Er zijn door de wetgever nog geen overwegingen gewijd aan de samenloop van de op basis van de WNT toegestane ontslagvergoeding en de transitievergoeding respectievelijk billijkheidsvergoeding. Het is onze verwachting dat de transitievergoeding “meedoet” in de normering van de WNT. Partijen zullen de transitievergoeding bij een beëindiging bij wederzijds goedvinden als vertrekpunt zien en meetellen als onderdeel van het maximum van € 75.000. De billijkheidsvergoeding kan zonder probleem worden toegekend door de rechter in gevallen van ernstige verwijtbaarheid aan de zijde van de werkgever, en verdraagt zich dus met de mogelijkheid die de WNT de rechter biedt van het maximum van € 75.000 af te wijken.
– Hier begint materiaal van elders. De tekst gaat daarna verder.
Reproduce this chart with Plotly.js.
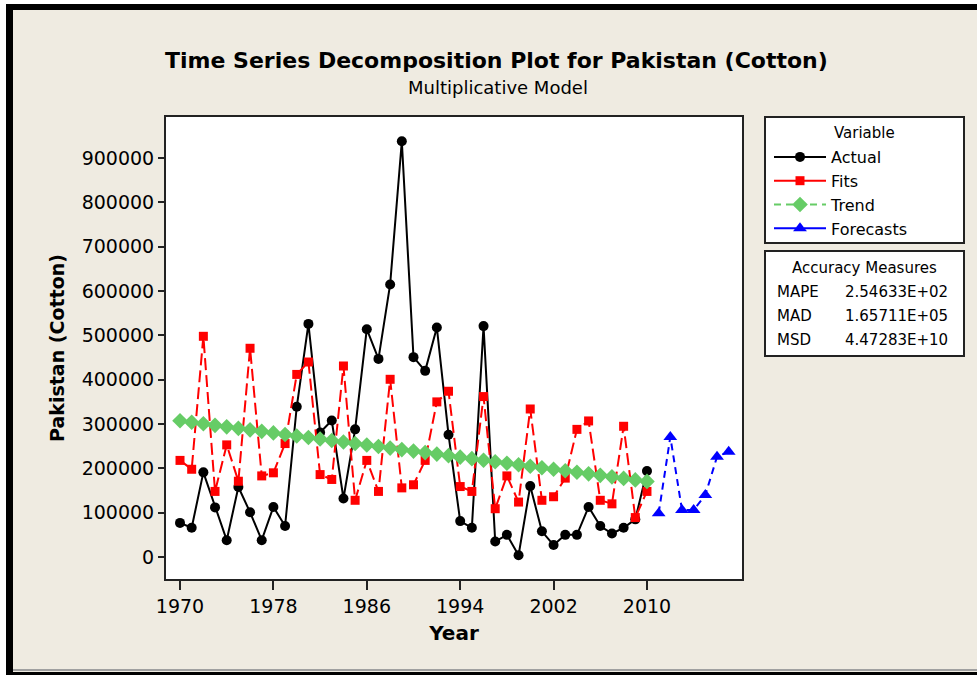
<!DOCTYPE html>
<html><head><meta charset="utf-8">
<script src="https://cdn.plot.ly/plotly-3.0.1.min.js"></script>
<style>html,body{margin:0;padding:0;background:#fff}#chart{width:977px;height:675px}</style>
</head><body><div id="chart"></div>
<script>
const years = [1970,1971,1972,1973,1974,1975,1976,1977,1978,1979,1980,1981,1982,1983,1984,1985,1986,1987,1988,1989,1990,1991,1992,1993,1994,1995,1996,1997,1998,1999,2000,2001,2002,2003,2004,2005,2006,2007,2008,2009,2010];
const actual = [77000,66000,191000,112000,38000,158000,101000,38000,113000,70000,339000,526000,281000,308000,132000,288000,514000,447000,615000,938000,451000,420000,518000,276000,81000,66000,521000,35000,50000,4000,160000,58000,27000,50000,50000,113000,70000,53000,66000,85000,194000];
const fits = [218000,198000,498000,148000,253000,171000,471000,183000,190000,256000,412000,440000,186000,175000,431000,128000,218000,148000,401000,156000,163000,218000,350000,374000,159000,148000,362000,109000,183000,124000,334000,128000,136000,178000,288000,307000,128000,120000,295000,89000,148000];
const trend = [307400,304000,300600,297100,293700,290300,286900,283500,280000,276600,273200,269800,266400,262900,259500,256100,252700,249300,245800,242400,239000,235600,232200,228700,225300,221900,218500,215100,211600,208200,204800,201400,198000,194500,191100,187700,184300,180900,177400,174000,170600];
const forecastYears = [2011,2012,2013,2014,2015,2016,2017];
const forecasts = [98500,271000,106000,106000,140000,226000,237500];
const xTickVals = [1970,1978,1986,1994,2002,2010];
const yTickVals = [0,100000,200000,300000,400000,500000,600000,700000,800000,900000];
const accuracyLabels = ['MAPE','MAD','MSD'];
const accuracyValues = ['2.54633E+02','1.65711E+05','4.47283E+10'];

const W = 977, H = 675;
const M = {l:166, r:235, t:117, b:96};
const PW = W - M.l - M.r, PH = H - M.t - M.b;
const px = x => (x - M.l) / PW;
const py = y => (H - M.b - y) / PH;
const font = 'DejaVu Sans, Verdana, sans-serif';
const beige = 'rgb(239,235,225)';

const styles = {
  Actual: {line: {color: '#000', width: 2}, marker: {symbol: 'circle', size: 10, color: '#000'}},
  Fits: {line: {color: '#ff0000', width: 2, dash: '12px,5px'}, marker: {symbol: 'square', size: 9, color: '#ff0000'}},
  Trend: {line: {color: '#66cc66', width: 2, dash: '8px,5px'}, marker: {symbol: 'diamond', size: 12, color: '#66cc66'}},
  Forecasts: {line: {color: '#0000ff', width: 2, dash: '7px,5px'}, marker: {symbol: 'triangle-up', size: 12, color: '#0000ff'}}
};

const traces = [
  {x: years, y: actual, name: 'Actual', showlegend:false, type: 'scatter', mode: 'lines+markers', line: styles.Actual.line, marker: styles.Actual.marker},
  {x: years, y: fits, name: 'Fits', showlegend:false, type: 'scatter', mode: 'lines+markers', line: styles.Fits.line, marker: styles.Fits.marker},
  {x: years, y: trend, name: 'Trend', showlegend:false, type: 'scatter', mode: 'lines+markers', line: styles.Trend.line, marker: styles.Trend.marker},
  {x: forecastYears, y: forecasts, name: 'Forecasts', showlegend:false, type: 'scatter', mode: 'lines+markers', line: styles.Forecasts.line, marker: styles.Forecasts.marker},
  {x:[null], y:[null], name:'Actual', type:'scatter', mode:'lines+markers', line:{color:'#000', width:2}, marker: styles.Actual.marker},
  {x:[null], y:[null], name:'Fits', type:'scatter', mode:'lines+markers', line:{color:'#ff0000', width:2}, marker: styles.Fits.marker},
  {x:[null], y:[null], name:'Trend', type:'scatter', mode:'lines+markers', line:{color:'#66cc66', width:2, dash:'7px,5px'}, marker: styles.Trend.marker},
  {x:[null], y:[null], name:'Forecasts', type:'scatter', mode:'lines+markers', line:{color:'#0000ff', width:2, dash:'22px,8px'}, marker: styles.Forecasts.marker}
];

const shapes = [
  {type:'rect', xref:'paper', yref:'paper', x0:px(0), x1:px(W), y0:py(0), y1:py(4), fillcolor:'#fff', line:{width:0}},
  {type:'rect', xref:'paper', yref:'paper', x0:px(0), x1:px(6), y0:py(0), y1:py(H), fillcolor:'#fff', line:{width:0}},
  {type:'rect', xref:'paper', yref:'paper', x0:px(6), x1:px(W), y0:py(4), y1:py(10), fillcolor:'#000', line:{width:0}},
  {type:'rect', xref:'paper', yref:'paper', x0:px(6), x1:px(13), y0:py(4), y1:py(H), fillcolor:'#000', line:{width:0}},
  {type:'rect', xref:'paper', yref:'paper', x0:px(13), x1:px(W), y0:py(669), y1:py(671), fillcolor:'#a0a0a0', line:{width:0}},
  {type:'rect', xref:'paper', yref:'paper', x0:px(6), x1:px(W), y0:py(672), y1:py(H), fillcolor:'#000', line:{width:0}},
  {type:'rect', xref:'paper', yref:'paper', x0:px(765), x1:px(964), y0:py(117), y1:py(243), fillcolor:'#fff', line:{color:'#222', width:2}, layer:'below'},
  {type:'rect', xref:'paper', yref:'paper', x0:px(765), x1:px(964), y0:py(251), y1:py(356), fillcolor:'#fff', line:{color:'#222', width:2}, layer:'below'}
];

const annotations = [
  {text:'<b>Time Series Decomposition Plot for Pakistan (Cotton)</b>', xref:'paper', yref:'paper', x:px(496), y:py(60), xanchor:'center', yanchor:'middle', showarrow:false, font:{family:font, size:22, color:'#000'}},
  {text:'Multiplicative Model', xref:'paper', yref:'paper', x:px(498), y:py(88), xanchor:'center', yanchor:'middle', showarrow:false, font:{family:font, size:18, color:'#000'}},
  {text:'Variable', xref:'paper', yref:'paper', x:px(864), y:py(133), xanchor:'center', yanchor:'middle', showarrow:false, font:{family:font, size:15, color:'#000'}},
  {text:'Accuracy Measures', xref:'paper', yref:'paper', x:px(864), y:py(268), xanchor:'center', yanchor:'middle', showarrow:false, font:{family:font, size:15, color:'#000'}}
];
accuracyLabels.forEach((lab, i) => {
  const yy = 292 + i * 24;
  annotations.push({text: lab, xref:'paper', yref:'paper', x:px(775), y:py(yy), xanchor:'left', yanchor:'middle', showarrow:false, font:{family:font, size:15, color:'#000'}});
  annotations.push({text: accuracyValues[i], xref:'paper', yref:'paper', x:px(950), y:py(yy), xanchor:'right', yanchor:'middle', showarrow:false, font:{family:font, size:15, color:'#000'}});
});

const layout = {
  width: W, height: H,
  margin: M,
  paper_bgcolor: beige,
  plot_bgcolor: '#fff',
  showlegend: true,
  legend: {x: px(769), y: py(140), xanchor:'left', yanchor:'top', bgcolor:'rgba(0,0,0,0)', borderwidth:0,
           font:{family:font, size:16, color:'#000'}, itemwidth:52, tracegroupgap:0, traceorder:'normal'},
  xaxis: {range:[1968.8, 2018.14], tickvals: xTickVals, ticks:'outside', ticklen:9, tickwidth:2, tickcolor:'#222',
          showline:true, mirror:true, linecolor:'#222', linewidth:2, showgrid:false, zeroline:false,
          tickfont:{family:font, size:19, color:'#000'},
          title:{text:'<b>Year</b>', font:{family:font, size:20, color:'#000'}, standoff:10}},
  yaxis: {range:[-49600, 992800], tickvals: yTickVals, tickformat:'d', ticks:'outside', ticklen:6, tickwidth:2, tickcolor:'#222',
          showline:true, mirror:true, linecolor:'#222', linewidth:2, showgrid:false, zeroline:false,
          tickfont:{family:font, size:19, color:'#000'},
          title:{text:'<b>Pakistan (Cotton)</b>', font:{family:font, size:19, color:'#000'}, standoff:12}},
  shapes: shapes,
  annotations: annotations
};

Plotly.newPlot('chart', traces, layout, {displayModeBar:false, staticPlot:true});
</script>
</body></html>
5. Wijziging functie topfunctionaris: aanblijven als adviseur
De mogelijkheid bestaat om, bij wijze van minnelijke regeling, overeen te komen dat een topfunctionaris aanblijft maar dat zijn positie zodanig wijzigt dat hij niet meer kwalificeert als topfunctionaris in de zin van de WNT. Daarvoor zal nodig zijn dat hij niet langer deel uitmaakt van het hoogst uitvoerend orgaan, niet meer belast is met de dagelijkse leiding van de organisatie, niet meer kwalificeert als hoogste ondergeschikte of lid van de groep van hoogste ondergeschikten met verantwoordelijkheid voor de gehele organisatie én aantoonbaar andere werkzaamheden krijgt toebedeeld.
In de recent verschenen Beleidsregels WNT is deze mogelijkheid uitdrukkelijk besproken. Daarin wordt aangegeven dat, indien de functie van de topfunctionaris eindigt maar het dienstverband niet wordt beëindigd, de gewezen topfunctionaris met behoud van salaris kan aanblijven mits daar aantoonbaar werk tegenover staat. Het salaris van de ex-topfunctionaris dient in het vervolg wel als “gewezen” topfunctionaris openbaar gemaakt te worden. Op deze wijze kunnen met een – eventueel ruim – betaalde (maar in intensiteit beperkte) adviseursfunctie de gevolgen van ontslag uit de topfunctionarispositie iets draaglijker worden gemaakt. Mogelijk is een gewezen topfunctionaris nog enige tijd (bijvoorbeeld tot aan de AOW-gerechtigde leeftijd) in dienst te houden door hem bijvoorbeeld te belasten met wetenschappelijk onderzoek of advies aan de Raad van Bestuur of de Raad van Toezicht van de instelling waarvan hij eerder topfunctionaris was. Beloning in afwijking van de WNT is dan mogelijk. Het gevolg is wel dat de bezoldiging van de betrokkene als gewezen topfunctionaris dient te worden gepubliceerd in de jaarstukken van de instelling.